Dataset extract:

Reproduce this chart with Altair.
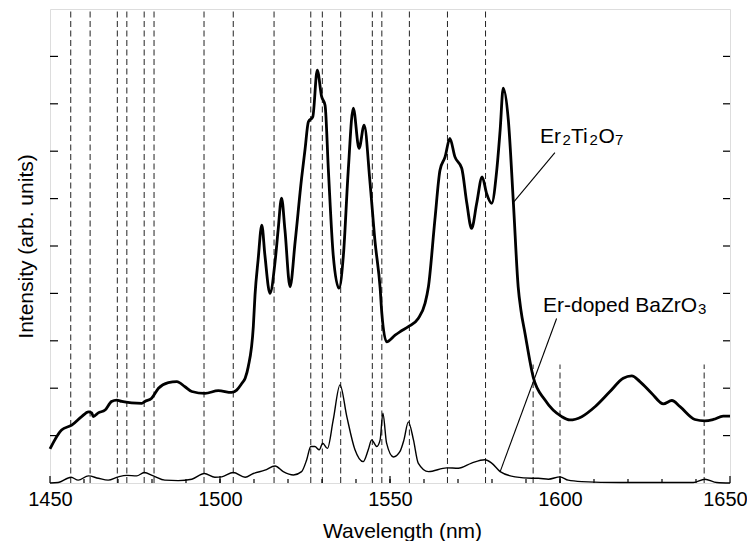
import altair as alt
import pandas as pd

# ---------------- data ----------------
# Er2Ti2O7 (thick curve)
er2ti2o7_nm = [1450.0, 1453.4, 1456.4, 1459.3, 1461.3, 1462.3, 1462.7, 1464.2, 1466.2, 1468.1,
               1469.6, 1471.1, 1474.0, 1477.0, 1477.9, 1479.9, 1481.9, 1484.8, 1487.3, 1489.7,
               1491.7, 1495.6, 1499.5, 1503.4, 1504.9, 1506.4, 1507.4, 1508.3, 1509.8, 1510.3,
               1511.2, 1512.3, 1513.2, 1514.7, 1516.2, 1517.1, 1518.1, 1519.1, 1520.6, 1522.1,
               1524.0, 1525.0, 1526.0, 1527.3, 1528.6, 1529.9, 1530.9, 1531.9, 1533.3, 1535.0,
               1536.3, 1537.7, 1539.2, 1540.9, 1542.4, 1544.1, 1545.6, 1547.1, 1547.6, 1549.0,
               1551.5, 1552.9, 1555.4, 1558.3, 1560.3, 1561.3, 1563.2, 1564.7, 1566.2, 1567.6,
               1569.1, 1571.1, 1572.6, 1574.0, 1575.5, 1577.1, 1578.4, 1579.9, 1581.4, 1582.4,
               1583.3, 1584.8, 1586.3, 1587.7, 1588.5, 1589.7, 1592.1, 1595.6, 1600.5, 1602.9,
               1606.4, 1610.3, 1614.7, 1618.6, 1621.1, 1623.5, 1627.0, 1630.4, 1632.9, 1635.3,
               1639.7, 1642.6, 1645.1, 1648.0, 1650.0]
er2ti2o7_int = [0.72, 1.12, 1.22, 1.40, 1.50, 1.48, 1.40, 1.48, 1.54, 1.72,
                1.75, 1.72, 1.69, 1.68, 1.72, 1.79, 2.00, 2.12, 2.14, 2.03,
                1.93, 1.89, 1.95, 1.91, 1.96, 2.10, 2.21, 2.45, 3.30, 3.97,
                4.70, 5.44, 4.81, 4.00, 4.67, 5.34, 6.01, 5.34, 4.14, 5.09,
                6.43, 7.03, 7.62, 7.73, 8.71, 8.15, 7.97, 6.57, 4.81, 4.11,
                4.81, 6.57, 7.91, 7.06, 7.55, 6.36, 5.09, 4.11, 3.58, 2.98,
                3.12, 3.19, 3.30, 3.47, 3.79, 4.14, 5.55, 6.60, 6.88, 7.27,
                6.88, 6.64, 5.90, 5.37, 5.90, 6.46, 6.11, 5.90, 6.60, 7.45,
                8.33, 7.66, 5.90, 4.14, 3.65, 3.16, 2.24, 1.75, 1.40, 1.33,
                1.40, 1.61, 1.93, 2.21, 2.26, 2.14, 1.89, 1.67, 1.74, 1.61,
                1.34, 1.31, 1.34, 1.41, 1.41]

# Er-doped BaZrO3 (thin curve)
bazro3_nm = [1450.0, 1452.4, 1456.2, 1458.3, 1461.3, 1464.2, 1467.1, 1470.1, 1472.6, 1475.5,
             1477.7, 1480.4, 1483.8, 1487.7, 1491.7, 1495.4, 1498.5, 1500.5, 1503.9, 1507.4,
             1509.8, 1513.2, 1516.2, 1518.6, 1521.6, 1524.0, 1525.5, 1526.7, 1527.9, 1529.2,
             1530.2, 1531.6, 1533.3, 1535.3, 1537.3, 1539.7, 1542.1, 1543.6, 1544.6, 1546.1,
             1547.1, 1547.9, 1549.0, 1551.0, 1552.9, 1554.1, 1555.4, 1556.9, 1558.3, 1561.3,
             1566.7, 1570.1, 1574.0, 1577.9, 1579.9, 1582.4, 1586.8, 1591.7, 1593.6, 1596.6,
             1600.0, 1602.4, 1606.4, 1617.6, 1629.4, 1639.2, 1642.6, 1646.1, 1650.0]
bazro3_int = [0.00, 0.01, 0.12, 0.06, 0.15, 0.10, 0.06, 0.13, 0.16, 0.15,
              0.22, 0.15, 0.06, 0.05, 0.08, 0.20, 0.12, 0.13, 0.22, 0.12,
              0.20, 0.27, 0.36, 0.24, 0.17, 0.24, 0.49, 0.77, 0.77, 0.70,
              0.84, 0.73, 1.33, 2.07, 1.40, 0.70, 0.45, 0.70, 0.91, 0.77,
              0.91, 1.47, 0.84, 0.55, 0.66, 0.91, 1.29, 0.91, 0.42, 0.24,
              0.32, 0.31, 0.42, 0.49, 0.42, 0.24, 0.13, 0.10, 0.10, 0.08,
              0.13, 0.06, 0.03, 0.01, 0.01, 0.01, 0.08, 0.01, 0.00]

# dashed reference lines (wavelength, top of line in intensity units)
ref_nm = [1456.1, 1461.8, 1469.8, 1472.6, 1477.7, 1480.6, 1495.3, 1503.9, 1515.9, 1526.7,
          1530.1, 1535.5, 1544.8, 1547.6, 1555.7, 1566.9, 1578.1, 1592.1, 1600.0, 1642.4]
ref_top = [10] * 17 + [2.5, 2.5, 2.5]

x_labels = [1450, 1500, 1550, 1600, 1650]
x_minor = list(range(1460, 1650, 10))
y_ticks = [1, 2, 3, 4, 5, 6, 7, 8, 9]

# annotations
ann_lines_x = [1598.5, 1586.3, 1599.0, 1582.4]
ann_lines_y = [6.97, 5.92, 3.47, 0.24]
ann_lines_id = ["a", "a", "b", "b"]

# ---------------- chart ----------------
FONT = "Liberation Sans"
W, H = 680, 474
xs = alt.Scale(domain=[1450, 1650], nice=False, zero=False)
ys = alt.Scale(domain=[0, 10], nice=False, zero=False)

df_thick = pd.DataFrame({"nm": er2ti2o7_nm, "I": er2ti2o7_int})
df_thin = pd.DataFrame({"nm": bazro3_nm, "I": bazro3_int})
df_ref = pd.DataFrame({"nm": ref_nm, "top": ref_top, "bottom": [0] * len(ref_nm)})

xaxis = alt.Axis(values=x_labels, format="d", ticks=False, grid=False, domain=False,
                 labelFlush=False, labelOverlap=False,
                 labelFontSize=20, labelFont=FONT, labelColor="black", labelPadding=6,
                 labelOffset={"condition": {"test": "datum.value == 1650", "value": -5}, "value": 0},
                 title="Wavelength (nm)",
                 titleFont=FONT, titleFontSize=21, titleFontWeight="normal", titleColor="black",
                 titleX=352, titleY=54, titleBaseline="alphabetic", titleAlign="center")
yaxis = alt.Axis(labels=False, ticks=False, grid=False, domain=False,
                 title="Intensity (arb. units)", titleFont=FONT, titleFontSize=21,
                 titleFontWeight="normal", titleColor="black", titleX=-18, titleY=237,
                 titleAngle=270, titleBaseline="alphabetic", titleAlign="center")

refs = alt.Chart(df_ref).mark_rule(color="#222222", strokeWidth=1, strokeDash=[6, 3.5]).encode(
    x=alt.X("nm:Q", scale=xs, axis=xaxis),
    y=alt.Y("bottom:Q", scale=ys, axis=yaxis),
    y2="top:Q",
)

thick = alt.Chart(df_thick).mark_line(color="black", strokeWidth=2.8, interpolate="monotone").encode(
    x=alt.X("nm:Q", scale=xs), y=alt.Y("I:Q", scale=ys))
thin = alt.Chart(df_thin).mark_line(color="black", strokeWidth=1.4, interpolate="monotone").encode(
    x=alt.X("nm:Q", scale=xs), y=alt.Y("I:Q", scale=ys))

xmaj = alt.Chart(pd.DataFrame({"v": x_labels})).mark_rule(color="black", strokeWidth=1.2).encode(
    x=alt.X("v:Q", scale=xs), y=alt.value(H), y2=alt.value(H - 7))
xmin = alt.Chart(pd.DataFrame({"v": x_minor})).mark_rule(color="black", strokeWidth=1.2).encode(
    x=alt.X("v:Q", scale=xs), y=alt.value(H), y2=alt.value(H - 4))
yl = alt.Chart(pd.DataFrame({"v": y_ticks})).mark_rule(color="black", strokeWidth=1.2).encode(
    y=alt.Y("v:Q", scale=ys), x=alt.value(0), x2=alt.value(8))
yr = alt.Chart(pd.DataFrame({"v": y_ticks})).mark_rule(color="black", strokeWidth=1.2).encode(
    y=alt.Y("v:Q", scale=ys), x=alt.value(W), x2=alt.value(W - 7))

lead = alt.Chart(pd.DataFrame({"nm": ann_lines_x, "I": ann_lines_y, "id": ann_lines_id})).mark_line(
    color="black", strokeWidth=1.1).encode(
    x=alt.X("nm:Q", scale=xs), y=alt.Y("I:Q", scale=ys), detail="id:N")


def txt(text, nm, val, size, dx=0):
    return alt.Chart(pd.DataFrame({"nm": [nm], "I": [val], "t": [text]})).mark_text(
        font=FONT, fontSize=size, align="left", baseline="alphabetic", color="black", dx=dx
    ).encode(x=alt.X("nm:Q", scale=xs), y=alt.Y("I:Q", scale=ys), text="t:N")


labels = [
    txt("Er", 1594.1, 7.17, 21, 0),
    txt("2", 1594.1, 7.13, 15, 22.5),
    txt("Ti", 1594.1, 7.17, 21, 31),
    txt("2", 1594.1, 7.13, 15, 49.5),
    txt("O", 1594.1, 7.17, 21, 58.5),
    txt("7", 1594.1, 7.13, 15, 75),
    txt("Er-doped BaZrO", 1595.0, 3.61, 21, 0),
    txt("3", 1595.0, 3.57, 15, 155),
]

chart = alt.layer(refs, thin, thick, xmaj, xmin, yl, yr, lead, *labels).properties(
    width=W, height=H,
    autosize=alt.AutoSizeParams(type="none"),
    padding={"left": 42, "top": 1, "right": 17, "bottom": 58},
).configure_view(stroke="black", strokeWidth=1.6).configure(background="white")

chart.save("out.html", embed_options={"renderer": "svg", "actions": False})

Request:
Repeat, exactly and in full, each line from the start of the data to the line that contains "import pandas as pd". Pictures do not go in.

Output:
Reproduce this chart with Altair.
import altair as alt
import pandas as pd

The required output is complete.